Lorsqu’il s’était rendu le matin au conseil d’état, qu’après avoir présidé le conseil des ministres, il partait pour Versailles prêt à prendre part aux discussions du parlement, il était impossible de ne pas songer à ce qu’il aurait fait, au grand profit de la justice et des lois, s’il avait été débarrassé des soucis de l’action. Heureusement l’année 1878 fut une des plus paisibles que la France ait traversées depuis douze ans ; fatiguée des querelles, elle se reposait en recevant le monde entier dans cette fête de l’exposition qu’accompagnait si à propos une trêve des partis.

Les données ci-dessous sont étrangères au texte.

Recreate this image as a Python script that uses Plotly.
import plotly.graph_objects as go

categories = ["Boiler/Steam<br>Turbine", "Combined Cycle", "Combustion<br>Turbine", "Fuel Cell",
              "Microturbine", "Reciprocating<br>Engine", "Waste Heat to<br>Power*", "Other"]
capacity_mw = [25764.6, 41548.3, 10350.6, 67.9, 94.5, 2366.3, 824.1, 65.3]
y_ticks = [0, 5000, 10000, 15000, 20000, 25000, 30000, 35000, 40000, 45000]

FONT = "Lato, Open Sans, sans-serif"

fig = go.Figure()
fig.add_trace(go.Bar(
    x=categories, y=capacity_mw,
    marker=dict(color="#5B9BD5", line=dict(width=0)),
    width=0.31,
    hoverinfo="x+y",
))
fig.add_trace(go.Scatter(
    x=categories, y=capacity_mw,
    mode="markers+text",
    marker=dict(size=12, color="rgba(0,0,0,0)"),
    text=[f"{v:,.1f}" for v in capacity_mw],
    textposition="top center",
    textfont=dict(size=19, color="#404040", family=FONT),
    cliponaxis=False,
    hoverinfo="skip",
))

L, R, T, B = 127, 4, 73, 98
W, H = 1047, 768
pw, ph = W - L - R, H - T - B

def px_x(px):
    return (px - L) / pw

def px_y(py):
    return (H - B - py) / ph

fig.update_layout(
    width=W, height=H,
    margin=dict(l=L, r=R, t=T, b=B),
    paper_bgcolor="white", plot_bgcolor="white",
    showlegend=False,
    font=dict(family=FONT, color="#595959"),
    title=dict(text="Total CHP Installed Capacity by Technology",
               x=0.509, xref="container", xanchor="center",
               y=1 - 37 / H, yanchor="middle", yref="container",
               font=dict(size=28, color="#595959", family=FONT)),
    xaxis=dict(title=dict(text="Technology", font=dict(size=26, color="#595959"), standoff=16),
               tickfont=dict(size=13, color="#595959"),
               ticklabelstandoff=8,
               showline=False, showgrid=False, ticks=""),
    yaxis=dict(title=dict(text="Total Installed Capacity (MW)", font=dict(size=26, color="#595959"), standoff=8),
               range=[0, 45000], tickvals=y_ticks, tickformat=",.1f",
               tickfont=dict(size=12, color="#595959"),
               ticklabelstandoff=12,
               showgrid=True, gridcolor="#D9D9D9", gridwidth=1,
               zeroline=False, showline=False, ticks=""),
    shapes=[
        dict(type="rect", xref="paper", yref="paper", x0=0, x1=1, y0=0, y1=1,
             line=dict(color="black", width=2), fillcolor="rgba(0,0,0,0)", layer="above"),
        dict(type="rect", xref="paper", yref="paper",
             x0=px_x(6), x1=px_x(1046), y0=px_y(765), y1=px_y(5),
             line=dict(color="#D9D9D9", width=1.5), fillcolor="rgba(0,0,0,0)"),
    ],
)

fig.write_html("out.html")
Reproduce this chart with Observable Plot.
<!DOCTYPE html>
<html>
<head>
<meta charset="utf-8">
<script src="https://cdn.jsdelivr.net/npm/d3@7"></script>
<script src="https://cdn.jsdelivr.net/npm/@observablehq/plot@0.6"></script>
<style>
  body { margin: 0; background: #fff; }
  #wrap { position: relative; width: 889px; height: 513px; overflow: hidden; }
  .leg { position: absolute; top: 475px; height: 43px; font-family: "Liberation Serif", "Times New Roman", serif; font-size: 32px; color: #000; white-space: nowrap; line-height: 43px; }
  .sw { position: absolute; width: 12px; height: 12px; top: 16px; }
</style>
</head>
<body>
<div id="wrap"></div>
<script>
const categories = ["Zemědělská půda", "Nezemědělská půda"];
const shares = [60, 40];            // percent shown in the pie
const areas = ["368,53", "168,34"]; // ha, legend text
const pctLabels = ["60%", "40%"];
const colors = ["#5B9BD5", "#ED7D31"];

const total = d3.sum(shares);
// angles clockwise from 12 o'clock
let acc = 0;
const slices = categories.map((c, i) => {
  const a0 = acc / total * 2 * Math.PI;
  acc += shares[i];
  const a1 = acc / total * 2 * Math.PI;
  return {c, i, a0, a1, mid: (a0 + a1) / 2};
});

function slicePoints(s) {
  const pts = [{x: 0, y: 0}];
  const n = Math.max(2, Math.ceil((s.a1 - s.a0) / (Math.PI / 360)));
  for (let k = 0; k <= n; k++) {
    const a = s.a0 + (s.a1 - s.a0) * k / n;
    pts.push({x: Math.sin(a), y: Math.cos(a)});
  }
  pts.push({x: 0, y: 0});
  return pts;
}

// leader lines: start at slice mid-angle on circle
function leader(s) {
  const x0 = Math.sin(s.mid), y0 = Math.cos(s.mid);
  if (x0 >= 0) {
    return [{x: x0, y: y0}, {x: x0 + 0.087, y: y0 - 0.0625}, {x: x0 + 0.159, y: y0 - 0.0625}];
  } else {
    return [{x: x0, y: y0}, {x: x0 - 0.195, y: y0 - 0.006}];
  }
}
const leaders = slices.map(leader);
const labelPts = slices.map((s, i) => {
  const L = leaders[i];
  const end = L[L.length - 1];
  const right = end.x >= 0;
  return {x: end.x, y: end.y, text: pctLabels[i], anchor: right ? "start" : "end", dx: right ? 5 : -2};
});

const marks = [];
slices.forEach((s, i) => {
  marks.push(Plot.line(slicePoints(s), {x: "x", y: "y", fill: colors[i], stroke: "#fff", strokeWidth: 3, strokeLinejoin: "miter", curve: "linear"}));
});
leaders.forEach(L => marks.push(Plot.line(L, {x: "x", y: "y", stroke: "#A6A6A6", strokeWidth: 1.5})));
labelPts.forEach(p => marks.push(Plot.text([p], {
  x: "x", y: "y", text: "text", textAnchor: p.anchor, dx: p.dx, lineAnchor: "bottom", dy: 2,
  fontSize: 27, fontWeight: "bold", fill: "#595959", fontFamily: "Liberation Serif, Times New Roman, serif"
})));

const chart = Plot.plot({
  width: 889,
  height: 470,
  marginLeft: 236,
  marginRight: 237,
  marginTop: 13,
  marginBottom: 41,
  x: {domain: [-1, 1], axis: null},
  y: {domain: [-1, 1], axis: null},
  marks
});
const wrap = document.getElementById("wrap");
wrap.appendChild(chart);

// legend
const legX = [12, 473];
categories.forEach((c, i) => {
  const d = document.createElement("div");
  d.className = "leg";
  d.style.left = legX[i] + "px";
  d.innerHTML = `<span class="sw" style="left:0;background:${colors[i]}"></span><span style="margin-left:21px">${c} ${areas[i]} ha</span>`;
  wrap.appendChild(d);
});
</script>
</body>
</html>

M. Dufaure, étranger aux joies bruyantes, prit un intérêt passionné à ces comparaisons de toute nature qu’offrait à un esprit curieux le palais du champ de Mars. Lorsque l’automne arriva, ses collègues le décidèrent à aller prendre quelque repos à Vizelle. Il y passa trois semaines sans cesser de diriger la chancellerie et de conserver la signature.

À son retour, l’horizon s’était rembruni. Ceux qui avaient le goût des intrigues étaient las du calme dont jouissait la France. Le ministère aurait bientôt un an ! À quoi songeaient les politiques ? Ils se remirent si bien et si vite en campagne, ils firent tant de projets, se montrèrent si bavards et si pressés qu’on put croire un moment leurs plans éventés. M. Dufaure, qu’on avait voulu forcer à donner sa démission, n’avait pas daigné écouter ces sommations de couloirs. Il attendit de pied ferme les attaques publiques. Devant ce calme l’audace se tut. On recourut à d’autres moyens. Du moment où il ne voulait pas céder la place de bonne grâce, on saurait bien l’y contraindre. Les intrigues se nouèrent afin de préparer un grand ministère présidé par M. Gambetta et dans le sein duquel les quatre gauches seraient représentées.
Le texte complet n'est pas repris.